> _Goal_
Repeat each record below exactly, dropping the pictures.

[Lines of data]

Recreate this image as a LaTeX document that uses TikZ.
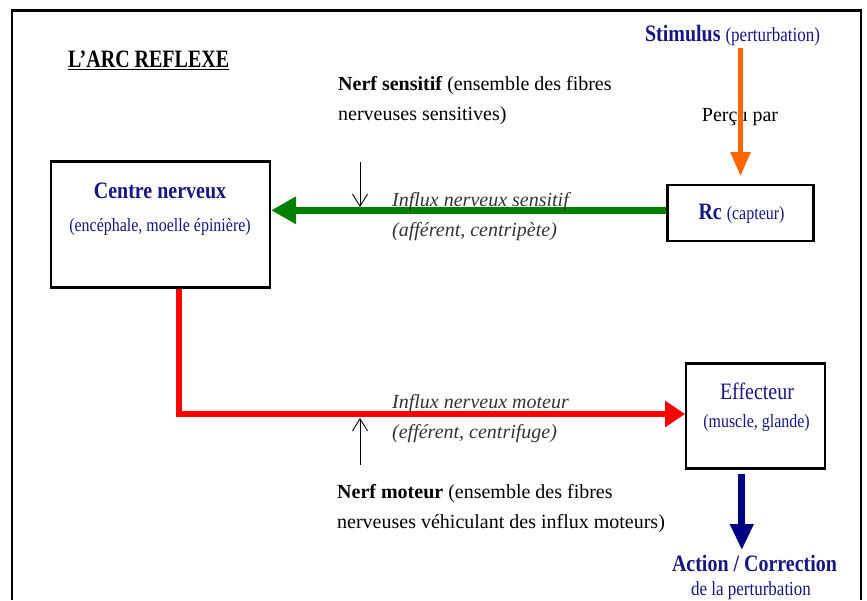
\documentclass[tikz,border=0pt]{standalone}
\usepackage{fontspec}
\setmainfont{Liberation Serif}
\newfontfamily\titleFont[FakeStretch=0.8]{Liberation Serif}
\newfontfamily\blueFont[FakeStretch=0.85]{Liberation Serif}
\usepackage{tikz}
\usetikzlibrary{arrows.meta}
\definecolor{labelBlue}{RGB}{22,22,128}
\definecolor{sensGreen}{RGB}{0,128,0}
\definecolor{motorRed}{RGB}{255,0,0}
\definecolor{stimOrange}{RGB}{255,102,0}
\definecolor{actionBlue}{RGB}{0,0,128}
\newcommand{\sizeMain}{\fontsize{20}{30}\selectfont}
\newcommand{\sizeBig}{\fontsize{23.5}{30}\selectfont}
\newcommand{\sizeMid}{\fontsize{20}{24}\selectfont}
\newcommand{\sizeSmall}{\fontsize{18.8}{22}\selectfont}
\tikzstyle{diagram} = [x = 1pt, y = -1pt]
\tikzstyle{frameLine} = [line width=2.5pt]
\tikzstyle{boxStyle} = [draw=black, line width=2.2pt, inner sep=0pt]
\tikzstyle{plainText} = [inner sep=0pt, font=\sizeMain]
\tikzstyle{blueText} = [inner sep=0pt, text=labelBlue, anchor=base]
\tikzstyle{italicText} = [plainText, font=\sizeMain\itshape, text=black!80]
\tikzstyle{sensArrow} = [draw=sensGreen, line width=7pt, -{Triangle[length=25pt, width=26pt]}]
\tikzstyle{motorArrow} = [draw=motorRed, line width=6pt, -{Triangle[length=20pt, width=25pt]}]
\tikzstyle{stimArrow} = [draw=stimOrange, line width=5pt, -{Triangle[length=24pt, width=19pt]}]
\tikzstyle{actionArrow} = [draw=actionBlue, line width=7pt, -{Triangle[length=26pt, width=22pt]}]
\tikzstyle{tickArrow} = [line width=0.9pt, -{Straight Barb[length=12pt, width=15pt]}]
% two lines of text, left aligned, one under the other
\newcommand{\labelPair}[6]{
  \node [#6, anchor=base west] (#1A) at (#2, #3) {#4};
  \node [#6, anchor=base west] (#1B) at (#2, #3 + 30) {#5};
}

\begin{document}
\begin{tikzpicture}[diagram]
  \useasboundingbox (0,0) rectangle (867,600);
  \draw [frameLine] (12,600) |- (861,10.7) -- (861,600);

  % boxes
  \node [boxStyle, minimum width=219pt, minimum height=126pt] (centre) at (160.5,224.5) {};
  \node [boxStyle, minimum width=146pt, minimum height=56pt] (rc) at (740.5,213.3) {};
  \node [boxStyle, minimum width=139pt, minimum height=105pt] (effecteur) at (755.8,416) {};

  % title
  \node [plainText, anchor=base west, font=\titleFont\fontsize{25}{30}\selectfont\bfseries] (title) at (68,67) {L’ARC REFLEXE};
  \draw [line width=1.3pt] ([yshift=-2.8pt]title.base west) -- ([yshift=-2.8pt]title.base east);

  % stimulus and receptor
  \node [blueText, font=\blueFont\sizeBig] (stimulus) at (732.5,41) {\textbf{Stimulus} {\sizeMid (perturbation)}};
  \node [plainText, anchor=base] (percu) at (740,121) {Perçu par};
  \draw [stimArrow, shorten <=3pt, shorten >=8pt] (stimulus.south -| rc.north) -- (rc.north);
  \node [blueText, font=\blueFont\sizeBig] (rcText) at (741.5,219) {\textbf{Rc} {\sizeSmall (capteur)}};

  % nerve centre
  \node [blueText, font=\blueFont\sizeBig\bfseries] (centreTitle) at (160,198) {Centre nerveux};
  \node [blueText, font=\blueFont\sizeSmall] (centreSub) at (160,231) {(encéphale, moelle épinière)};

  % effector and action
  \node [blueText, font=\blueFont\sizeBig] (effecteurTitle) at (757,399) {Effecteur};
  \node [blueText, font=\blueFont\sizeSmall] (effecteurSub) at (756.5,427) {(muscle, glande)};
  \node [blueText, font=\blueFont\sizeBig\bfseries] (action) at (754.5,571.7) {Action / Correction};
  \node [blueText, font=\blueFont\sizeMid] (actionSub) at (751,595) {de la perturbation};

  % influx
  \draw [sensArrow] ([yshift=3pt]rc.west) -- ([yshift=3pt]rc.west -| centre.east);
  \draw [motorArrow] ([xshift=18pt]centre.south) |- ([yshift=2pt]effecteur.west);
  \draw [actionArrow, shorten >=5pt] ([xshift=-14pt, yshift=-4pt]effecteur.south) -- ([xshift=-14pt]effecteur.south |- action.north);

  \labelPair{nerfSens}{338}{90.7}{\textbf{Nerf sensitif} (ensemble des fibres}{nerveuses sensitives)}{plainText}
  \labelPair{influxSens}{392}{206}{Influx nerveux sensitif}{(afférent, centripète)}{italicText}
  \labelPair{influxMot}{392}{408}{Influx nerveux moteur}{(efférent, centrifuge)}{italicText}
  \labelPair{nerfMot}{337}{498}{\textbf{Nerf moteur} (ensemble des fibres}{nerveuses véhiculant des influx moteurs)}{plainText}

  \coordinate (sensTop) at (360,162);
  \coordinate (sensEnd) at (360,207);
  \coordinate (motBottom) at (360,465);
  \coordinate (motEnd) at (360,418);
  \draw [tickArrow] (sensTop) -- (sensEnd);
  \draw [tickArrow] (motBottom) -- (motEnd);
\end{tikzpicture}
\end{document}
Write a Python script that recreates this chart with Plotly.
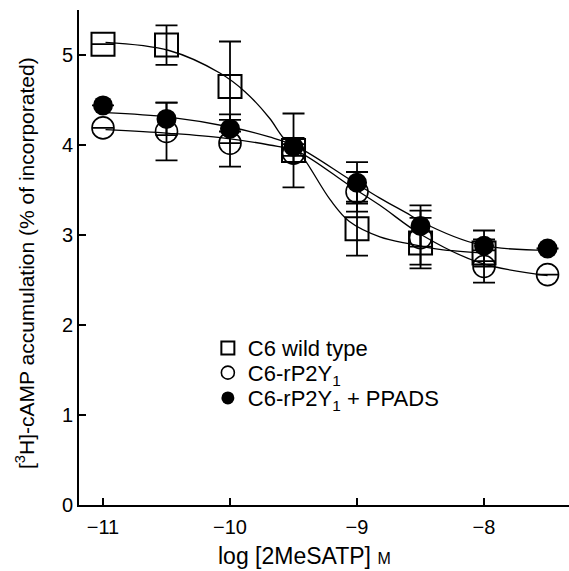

> _Answer to this exercise_
Recreate this image as a LaTeX document that uses TikZ.
\documentclass[tikz,border=0pt]{standalone}
\usepackage{fontspec}
\setmainfont{Liberation Serif}
\newfontfamily\titleFont[FakeStretch=0.8]{Liberation Serif}
\newfontfamily\blueFont[FakeStretch=0.85]{Liberation Serif}
\usepackage{tikz}
\usetikzlibrary{arrows.meta}
\definecolor{labelBlue}{RGB}{22,22,128}
\definecolor{sensGreen}{RGB}{0,128,0}
\definecolor{motorRed}{RGB}{255,0,0}
\definecolor{stimOrange}{RGB}{255,102,0}
\definecolor{actionBlue}{RGB}{0,0,128}
\newcommand{\sizeMain}{\fontsize{20}{30}\selectfont}
\newcommand{\sizeBig}{\fontsize{23.5}{30}\selectfont}
\newcommand{\sizeMid}{\fontsize{20}{24}\selectfont}
\newcommand{\sizeSmall}{\fontsize{18.8}{22}\selectfont}
\tikzstyle{diagram} = [x = 1pt, y = -1pt]
\tikzstyle{frameLine} = [line width=2.5pt]
\tikzstyle{boxStyle} = [draw=black, line width=2.2pt, inner sep=0pt]
\tikzstyle{plainText} = [inner sep=0pt, font=\sizeMain]
\tikzstyle{blueText} = [inner sep=0pt, text=labelBlue, anchor=base]
\tikzstyle{italicText} = [plainText, font=\sizeMain\itshape, text=black!80]
\tikzstyle{sensArrow} = [draw=sensGreen, line width=7pt, -{Triangle[length=25pt, width=26pt]}]
\tikzstyle{motorArrow} = [draw=motorRed, line width=6pt, -{Triangle[length=20pt, width=25pt]}]
\tikzstyle{stimArrow} = [draw=stimOrange, line width=5pt, -{Triangle[length=24pt, width=19pt]}]
\tikzstyle{actionArrow} = [draw=actionBlue, line width=7pt, -{Triangle[length=26pt, width=22pt]}]
\tikzstyle{tickArrow} = [line width=0.9pt, -{Straight Barb[length=12pt, width=15pt]}]
% two lines of text, left aligned, one under the other
\newcommand{\labelPair}[6]{
  \node [#6, anchor=base west] (#1A) at (#2, #3) {#4};
  \node [#6, anchor=base west] (#1B) at (#2, #3 + 30) {#5};
}

\begin{document}
\begin{tikzpicture}[diagram]
  \useasboundingbox (0,0) rectangle (867,600);
  \draw [frameLine] (12,600) |- (861,10.7) -- (861,600);

  % boxes
  \node [boxStyle, minimum width=219pt, minimum height=126pt] (centre) at (160.5,224.5) {};
  \node [boxStyle, minimum width=146pt, minimum height=56pt] (rc) at (740.5,213.3) {};
  \node [boxStyle, minimum width=139pt, minimum height=105pt] (effecteur) at (755.8,416) {};

  % title
  \node [plainText, anchor=base west, font=\titleFont\fontsize{25}{30}\selectfont\bfseries] (title) at (68,67) {L’ARC REFLEXE};
  \draw [line width=1.3pt] ([yshift=-2.8pt]title.base west) -- ([yshift=-2.8pt]title.base east);

  % stimulus and receptor
  \node [blueText, font=\blueFont\sizeBig] (stimulus) at (732.5,41) {\textbf{Stimulus} {\sizeMid (perturbation)}};
  \node [plainText, anchor=base] (percu) at (740,121) {Perçu par};
  \draw [stimArrow, shorten <=3pt, shorten >=8pt] (stimulus.south -| rc.north) -- (rc.north);
  \node [blueText, font=\blueFont\sizeBig] (rcText) at (741.5,219) {\textbf{Rc} {\sizeSmall (capteur)}};

  % nerve centre
  \node [blueText, font=\blueFont\sizeBig\bfseries] (centreTitle) at (160,198) {Centre nerveux};
  \node [blueText, font=\blueFont\sizeSmall] (centreSub) at (160,231) {(encéphale, moelle épinière)};

  % effector and action
  \node [blueText, font=\blueFont\sizeBig] (effecteurTitle) at (757,399) {Effecteur};
  \node [blueText, font=\blueFont\sizeSmall] (effecteurSub) at (756.5,427) {(muscle, glande)};
  \node [blueText, font=\blueFont\sizeBig\bfseries] (action) at (754.5,571.7) {Action / Correction};
  \node [blueText, font=\blueFont\sizeMid] (actionSub) at (751,595) {de la perturbation};

  % influx
  \draw [sensArrow] ([yshift=3pt]rc.west) -- ([yshift=3pt]rc.west -| centre.east);
  \draw [motorArrow] ([xshift=18pt]centre.south) |- ([yshift=2pt]effecteur.west);
  \draw [actionArrow, shorten >=5pt] ([xshift=-14pt, yshift=-4pt]effecteur.south) -- ([xshift=-14pt]effecteur.south |- action.north);

  \labelPair{nerfSens}{338}{90.7}{\textbf{Nerf sensitif} (ensemble des fibres}{nerveuses sensitives)}{plainText}
  \labelPair{influxSens}{392}{206}{Influx nerveux sensitif}{(afférent, centripète)}{italicText}
  \labelPair{influxMot}{392}{408}{Influx nerveux moteur}{(efférent, centrifuge)}{italicText}
  \labelPair{nerfMot}{337}{498}{\textbf{Nerf moteur} (ensemble des fibres}{nerveuses véhiculant des influx moteurs)}{plainText}

  \coordinate (sensTop) at (360,162);
  \coordinate (sensEnd) at (360,207);
  \coordinate (motBottom) at (360,465);
  \coordinate (motEnd) at (360,418);
  \draw [tickArrow] (sensTop) -- (sensEnd);
  \draw [tickArrow] (motBottom) -- (motEnd);
\end{tikzpicture}
\end{document}
Write a Python script that recreates this chart with Plotly.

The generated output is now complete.